The performances by the three leads, Margot Robbie as Harding, Allison Janney as the mother from hell and Sebastian Stan as her unhinged husband are terrific. The direction style is a clever mix of eye-on-the-wall documentary realism including recreated to-camera interviews with the main participants and fourth-wall-breaking asides together with convincing depictions of the ice-skating sequences.
It all makes for a deliberately awkward but compulsive insight into Stateside trailer-trash living and also how hard it is for those on the inside to break free from this rough and tumble upbringing and make something of themselves. In this biopic, Tonya Harding tried as hard as she could but was literally born to lose, the little victories and happiness she achieved along the way, scant recompense for a reputation tarnished forever by events outwith her control.
Fatoumata Doumbia
22/11/2022 16:12
"I, Tonya" is a biographic film telling the story of the notorious American figure skater Tonya Harding, brilliantly performed by the Australian actress and producer Margot Robbie. The dramatic and heartbreaking storyline is supported by magnificent screenplay by Steven Rogers that combines dark comedy and docudrama and fantastic music score. The truth behind this story only Tonya Harding knows. But the film is engaging and promotes Tonya Harding to viewers that do not know her sad biography. My vote is eight.

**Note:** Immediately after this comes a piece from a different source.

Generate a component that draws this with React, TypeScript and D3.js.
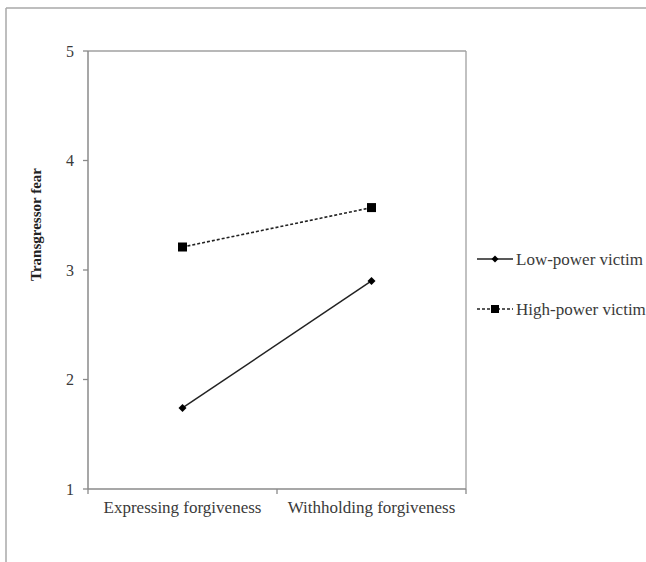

Title (Brazil): "Eu, Tonya" ("I, Tonya")
Abdul Hameed
22/11/2022 16:12
While I found this movie somewhat entertaining, I got a strong sense of falsity as well. It's hard to describe but the most obvious thing was the nostalgia. Not sure what to do with the plot? Play a hit song every 5 minutes, that'll solve the problem. And then there was Tonya's redneck lifestyle. Who am I to say that her life wasn't as terrible as depicted but to me there was a lot that seemed a little over the top. Margot Robbie's performance in particular was all attitude all the time, swearing like a sailor. With the mockumentary style, I feel like they stylized certain elements which probably ended up bending the truth of what actually happened. There were a few times when the movie veered away from its' sarcastic style and for me those were the most engaging parts of the movie. The one that stands out is when the judge bans Tonya from figure skating. That was just heartbreaking. The movie changed some of the views I had about the Tonya Harding/Nancy Kerrigan incident. But overall I feel like the makers of this film had a specific kind of story they wanted to tell and weren't necessarily interested in authenticity. But that's movies for you.